Code that draws figures
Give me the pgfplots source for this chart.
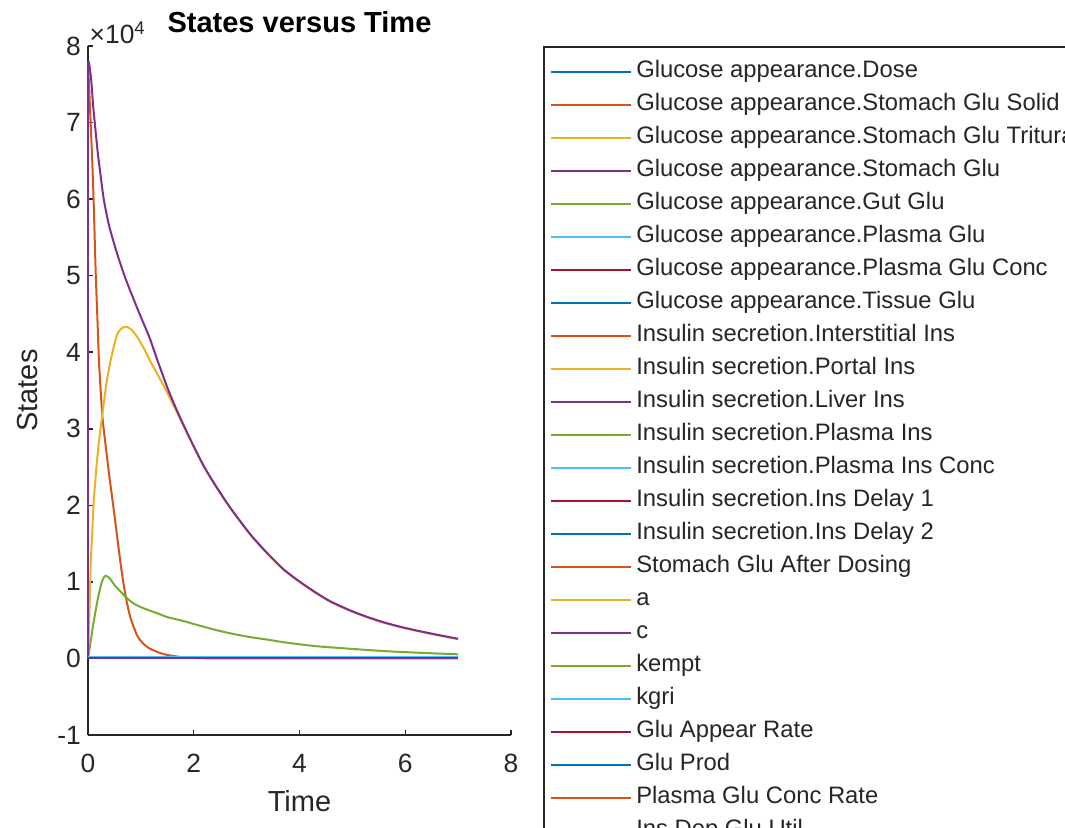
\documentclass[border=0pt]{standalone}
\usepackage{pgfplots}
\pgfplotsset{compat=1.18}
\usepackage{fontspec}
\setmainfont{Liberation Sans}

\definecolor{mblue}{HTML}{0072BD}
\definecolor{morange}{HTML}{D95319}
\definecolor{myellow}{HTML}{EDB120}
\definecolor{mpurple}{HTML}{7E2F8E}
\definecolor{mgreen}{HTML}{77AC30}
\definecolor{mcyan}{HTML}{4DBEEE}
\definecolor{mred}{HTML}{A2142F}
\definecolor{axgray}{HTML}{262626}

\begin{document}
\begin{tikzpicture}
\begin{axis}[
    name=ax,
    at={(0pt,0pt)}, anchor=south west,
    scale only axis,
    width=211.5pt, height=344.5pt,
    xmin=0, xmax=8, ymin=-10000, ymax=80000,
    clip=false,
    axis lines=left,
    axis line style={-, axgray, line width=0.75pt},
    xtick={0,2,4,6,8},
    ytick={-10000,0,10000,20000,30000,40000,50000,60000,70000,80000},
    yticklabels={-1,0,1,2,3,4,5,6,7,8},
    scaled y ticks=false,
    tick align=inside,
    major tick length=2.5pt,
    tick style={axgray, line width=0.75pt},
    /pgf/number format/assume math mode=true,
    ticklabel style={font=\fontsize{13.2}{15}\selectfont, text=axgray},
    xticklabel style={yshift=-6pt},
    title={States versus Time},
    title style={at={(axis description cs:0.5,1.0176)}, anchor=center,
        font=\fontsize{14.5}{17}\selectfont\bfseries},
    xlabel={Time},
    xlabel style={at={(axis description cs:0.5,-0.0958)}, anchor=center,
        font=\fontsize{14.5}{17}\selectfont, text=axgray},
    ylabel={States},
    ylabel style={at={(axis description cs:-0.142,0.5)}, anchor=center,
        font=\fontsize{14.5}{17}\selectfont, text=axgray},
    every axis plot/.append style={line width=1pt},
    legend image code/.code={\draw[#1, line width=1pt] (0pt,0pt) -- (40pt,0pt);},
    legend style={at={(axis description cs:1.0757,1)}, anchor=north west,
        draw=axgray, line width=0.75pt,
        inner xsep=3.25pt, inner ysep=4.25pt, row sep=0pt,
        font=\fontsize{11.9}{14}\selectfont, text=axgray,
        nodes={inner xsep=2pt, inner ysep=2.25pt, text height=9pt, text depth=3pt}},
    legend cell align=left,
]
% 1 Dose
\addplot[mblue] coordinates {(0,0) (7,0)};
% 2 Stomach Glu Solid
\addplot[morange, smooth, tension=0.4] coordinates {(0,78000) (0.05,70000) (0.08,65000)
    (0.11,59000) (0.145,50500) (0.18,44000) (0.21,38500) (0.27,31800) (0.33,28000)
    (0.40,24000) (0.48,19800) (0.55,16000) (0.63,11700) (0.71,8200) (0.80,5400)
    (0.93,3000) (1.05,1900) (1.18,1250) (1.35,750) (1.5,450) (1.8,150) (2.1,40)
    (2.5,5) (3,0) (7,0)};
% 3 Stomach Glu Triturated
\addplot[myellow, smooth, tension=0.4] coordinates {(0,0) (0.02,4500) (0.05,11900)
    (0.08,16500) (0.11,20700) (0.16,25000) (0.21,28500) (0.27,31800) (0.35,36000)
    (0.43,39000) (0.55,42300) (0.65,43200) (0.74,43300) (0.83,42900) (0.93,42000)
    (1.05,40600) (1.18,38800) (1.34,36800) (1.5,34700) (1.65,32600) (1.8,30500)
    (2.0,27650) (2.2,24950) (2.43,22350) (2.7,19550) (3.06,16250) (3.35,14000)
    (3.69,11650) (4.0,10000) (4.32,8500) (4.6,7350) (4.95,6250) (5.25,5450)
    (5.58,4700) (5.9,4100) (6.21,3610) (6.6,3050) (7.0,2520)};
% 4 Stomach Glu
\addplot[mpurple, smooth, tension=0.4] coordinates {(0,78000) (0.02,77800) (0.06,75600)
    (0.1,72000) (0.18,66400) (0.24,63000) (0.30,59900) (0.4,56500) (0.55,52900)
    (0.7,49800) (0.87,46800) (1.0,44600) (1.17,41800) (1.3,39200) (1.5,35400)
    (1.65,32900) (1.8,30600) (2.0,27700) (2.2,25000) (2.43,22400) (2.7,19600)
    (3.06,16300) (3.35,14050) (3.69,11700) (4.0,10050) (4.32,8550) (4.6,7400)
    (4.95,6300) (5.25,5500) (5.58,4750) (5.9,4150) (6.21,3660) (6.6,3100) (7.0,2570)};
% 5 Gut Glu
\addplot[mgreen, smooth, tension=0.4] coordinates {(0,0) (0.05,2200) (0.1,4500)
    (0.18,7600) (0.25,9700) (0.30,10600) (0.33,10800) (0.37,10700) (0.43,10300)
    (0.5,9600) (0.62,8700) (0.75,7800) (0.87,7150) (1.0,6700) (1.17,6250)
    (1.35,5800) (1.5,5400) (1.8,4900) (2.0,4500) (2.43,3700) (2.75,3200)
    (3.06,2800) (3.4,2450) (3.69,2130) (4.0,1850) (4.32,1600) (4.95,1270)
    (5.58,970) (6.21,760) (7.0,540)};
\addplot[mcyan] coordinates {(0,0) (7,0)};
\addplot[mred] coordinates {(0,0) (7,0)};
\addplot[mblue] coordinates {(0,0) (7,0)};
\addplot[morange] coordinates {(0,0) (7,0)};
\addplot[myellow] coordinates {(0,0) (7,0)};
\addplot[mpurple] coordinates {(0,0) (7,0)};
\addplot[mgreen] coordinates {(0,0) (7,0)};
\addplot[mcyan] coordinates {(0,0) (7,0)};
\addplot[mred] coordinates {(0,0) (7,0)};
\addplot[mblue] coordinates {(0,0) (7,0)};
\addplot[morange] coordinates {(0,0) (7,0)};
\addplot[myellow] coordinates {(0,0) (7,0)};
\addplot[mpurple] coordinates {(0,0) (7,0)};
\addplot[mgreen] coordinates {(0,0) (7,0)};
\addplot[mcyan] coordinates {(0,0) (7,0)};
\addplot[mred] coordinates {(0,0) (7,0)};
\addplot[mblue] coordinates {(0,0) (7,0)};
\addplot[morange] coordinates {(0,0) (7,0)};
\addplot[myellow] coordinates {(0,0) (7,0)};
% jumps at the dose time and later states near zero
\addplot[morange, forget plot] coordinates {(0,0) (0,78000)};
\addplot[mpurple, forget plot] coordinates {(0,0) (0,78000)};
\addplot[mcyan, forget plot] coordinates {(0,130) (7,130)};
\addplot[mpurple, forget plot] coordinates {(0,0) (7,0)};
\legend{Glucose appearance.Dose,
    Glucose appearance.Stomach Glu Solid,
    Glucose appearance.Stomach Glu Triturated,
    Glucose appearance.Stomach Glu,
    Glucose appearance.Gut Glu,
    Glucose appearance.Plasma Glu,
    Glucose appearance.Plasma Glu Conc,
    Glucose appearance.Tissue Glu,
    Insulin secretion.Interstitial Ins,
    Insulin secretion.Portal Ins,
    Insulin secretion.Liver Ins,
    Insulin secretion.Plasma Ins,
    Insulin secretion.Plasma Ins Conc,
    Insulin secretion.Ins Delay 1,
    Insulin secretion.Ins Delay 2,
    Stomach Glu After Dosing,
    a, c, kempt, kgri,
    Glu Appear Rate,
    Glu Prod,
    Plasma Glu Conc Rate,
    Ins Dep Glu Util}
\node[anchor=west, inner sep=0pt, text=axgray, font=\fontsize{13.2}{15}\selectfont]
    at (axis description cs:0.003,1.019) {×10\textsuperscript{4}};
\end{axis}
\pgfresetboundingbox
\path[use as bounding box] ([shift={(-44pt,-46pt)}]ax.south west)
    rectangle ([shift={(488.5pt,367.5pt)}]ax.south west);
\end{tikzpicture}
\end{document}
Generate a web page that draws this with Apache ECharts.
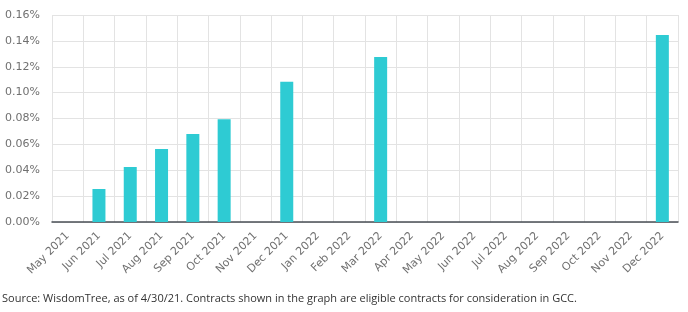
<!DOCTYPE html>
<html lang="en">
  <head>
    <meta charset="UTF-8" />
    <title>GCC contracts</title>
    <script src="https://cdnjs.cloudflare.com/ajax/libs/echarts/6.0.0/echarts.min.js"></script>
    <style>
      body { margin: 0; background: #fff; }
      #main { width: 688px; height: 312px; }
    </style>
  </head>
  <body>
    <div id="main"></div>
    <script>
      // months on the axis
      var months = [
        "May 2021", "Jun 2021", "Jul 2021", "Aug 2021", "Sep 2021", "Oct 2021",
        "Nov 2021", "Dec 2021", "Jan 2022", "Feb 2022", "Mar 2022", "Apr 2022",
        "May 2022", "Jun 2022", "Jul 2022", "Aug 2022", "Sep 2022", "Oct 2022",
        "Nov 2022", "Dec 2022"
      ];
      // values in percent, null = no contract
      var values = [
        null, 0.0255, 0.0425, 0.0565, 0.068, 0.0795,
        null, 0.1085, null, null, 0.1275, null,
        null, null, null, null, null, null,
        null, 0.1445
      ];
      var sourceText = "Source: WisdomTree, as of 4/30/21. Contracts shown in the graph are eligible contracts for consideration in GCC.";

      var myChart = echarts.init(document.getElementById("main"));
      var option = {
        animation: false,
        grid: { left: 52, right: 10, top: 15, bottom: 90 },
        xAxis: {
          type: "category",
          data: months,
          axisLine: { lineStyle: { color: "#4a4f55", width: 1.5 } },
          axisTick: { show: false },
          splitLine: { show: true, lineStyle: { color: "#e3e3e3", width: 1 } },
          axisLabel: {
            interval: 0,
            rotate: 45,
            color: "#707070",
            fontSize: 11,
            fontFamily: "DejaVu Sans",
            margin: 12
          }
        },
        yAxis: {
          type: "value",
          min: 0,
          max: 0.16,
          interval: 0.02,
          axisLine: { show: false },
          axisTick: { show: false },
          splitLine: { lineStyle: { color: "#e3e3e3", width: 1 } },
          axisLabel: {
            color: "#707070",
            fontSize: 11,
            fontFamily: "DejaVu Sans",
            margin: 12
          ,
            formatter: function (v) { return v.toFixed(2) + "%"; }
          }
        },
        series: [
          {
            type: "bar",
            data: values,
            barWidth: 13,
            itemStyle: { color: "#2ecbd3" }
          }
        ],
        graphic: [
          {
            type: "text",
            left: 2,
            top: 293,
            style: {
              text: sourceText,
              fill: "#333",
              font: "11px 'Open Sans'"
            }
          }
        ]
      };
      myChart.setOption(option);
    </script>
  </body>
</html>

What to do: In the entries above, identify each line that includes the string "this", then copy it.

Correct response:
Give me the pgfplots source for this chart.
Generate a web page that draws this with Apache ECharts.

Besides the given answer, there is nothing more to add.